▸ **Exercise directions**
Track down each line that has the word "matplotlib" and copy it.

BEGIN

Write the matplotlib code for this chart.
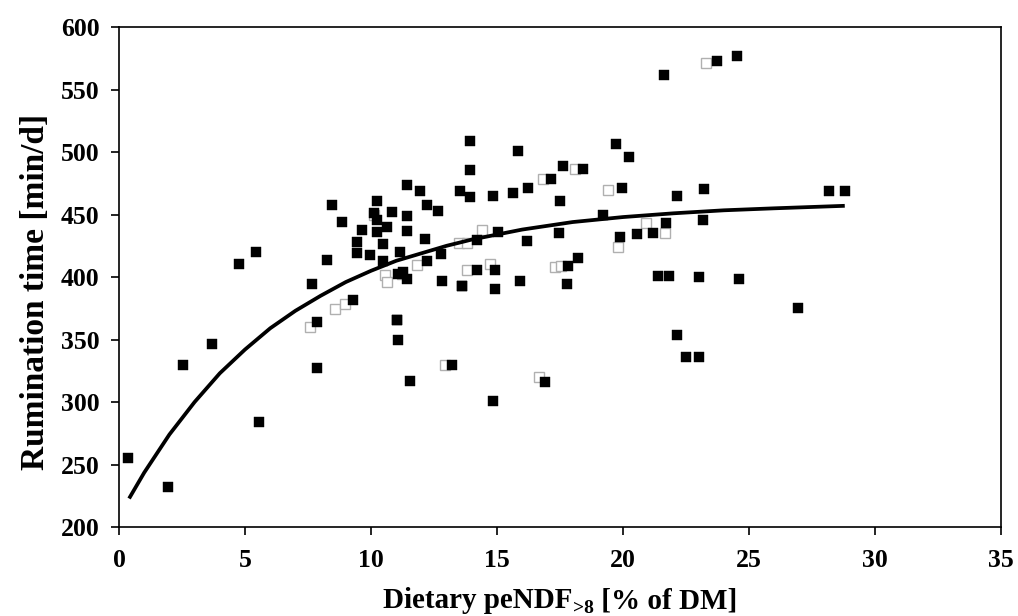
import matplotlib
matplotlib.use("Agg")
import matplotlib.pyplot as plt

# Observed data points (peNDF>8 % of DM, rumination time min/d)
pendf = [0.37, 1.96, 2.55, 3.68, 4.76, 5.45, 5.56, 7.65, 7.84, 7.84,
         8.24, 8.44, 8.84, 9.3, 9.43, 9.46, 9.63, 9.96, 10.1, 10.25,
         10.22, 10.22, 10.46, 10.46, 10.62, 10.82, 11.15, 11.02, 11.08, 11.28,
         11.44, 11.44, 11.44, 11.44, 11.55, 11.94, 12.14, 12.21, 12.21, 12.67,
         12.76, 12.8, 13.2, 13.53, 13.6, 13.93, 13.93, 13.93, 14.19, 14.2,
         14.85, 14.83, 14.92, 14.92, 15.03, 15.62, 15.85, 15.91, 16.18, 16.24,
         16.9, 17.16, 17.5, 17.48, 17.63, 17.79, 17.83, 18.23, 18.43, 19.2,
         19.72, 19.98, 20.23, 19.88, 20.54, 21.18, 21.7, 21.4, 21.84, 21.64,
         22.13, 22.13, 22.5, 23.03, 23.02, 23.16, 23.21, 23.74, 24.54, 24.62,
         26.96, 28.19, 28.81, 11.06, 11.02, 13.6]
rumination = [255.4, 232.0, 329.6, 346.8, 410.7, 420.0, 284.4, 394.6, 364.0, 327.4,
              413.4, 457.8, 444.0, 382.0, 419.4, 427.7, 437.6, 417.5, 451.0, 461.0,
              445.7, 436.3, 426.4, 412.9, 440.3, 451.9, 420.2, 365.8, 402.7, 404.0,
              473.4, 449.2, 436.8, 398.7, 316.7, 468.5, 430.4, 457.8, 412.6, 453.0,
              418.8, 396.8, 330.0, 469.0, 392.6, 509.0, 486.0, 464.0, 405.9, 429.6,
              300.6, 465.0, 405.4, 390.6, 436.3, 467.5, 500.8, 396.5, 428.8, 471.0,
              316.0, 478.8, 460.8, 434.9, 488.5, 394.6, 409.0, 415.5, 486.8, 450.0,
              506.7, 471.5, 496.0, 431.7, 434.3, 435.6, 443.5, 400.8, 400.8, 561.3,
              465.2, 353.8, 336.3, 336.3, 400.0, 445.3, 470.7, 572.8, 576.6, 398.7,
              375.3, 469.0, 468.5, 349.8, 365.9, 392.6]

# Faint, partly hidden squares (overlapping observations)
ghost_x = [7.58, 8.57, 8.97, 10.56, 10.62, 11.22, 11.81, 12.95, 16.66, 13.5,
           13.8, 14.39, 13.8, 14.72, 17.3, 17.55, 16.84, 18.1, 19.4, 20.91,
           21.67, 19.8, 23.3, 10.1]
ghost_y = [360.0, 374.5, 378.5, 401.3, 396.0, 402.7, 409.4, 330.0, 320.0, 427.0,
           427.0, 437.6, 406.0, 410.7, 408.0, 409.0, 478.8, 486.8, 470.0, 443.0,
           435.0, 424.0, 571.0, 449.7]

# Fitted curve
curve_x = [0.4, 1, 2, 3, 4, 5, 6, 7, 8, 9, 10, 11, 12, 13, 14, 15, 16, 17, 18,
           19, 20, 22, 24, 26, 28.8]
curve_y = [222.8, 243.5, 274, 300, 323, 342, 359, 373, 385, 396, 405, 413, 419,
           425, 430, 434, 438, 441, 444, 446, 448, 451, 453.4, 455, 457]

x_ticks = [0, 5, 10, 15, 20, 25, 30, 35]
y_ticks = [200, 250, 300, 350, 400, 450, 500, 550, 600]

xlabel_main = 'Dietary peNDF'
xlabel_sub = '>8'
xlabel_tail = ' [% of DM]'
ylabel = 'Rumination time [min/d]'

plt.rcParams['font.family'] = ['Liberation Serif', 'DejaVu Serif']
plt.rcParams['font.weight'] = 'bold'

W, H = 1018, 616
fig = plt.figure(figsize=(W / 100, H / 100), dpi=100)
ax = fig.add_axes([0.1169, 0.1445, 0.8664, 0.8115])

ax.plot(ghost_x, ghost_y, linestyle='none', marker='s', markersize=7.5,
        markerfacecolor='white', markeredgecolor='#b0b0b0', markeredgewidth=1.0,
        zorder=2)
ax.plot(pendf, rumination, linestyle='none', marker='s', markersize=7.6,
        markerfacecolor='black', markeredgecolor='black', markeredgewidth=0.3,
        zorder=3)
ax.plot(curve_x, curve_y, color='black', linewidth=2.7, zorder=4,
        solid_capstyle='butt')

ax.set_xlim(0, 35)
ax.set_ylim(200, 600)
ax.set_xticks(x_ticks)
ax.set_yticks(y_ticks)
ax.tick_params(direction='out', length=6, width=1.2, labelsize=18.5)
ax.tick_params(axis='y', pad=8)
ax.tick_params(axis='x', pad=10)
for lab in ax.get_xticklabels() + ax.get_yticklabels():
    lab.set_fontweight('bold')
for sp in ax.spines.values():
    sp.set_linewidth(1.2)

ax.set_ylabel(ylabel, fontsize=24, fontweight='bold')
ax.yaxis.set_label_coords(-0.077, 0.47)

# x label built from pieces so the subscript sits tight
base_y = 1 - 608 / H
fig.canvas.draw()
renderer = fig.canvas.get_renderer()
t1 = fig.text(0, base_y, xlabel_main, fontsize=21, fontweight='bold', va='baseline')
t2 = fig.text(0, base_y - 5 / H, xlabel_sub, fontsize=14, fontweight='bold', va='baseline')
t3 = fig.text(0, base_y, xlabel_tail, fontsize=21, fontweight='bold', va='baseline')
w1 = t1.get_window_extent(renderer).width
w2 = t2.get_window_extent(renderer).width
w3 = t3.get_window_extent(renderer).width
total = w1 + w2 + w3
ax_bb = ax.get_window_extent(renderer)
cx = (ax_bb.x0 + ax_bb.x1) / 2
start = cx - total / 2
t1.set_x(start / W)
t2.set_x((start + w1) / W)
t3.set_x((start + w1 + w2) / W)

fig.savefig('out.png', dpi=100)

END

▸ **Complete answer**
Write the matplotlib code for this chart.
import matplotlib
matplotlib.use("Agg")
import matplotlib.pyplot as plt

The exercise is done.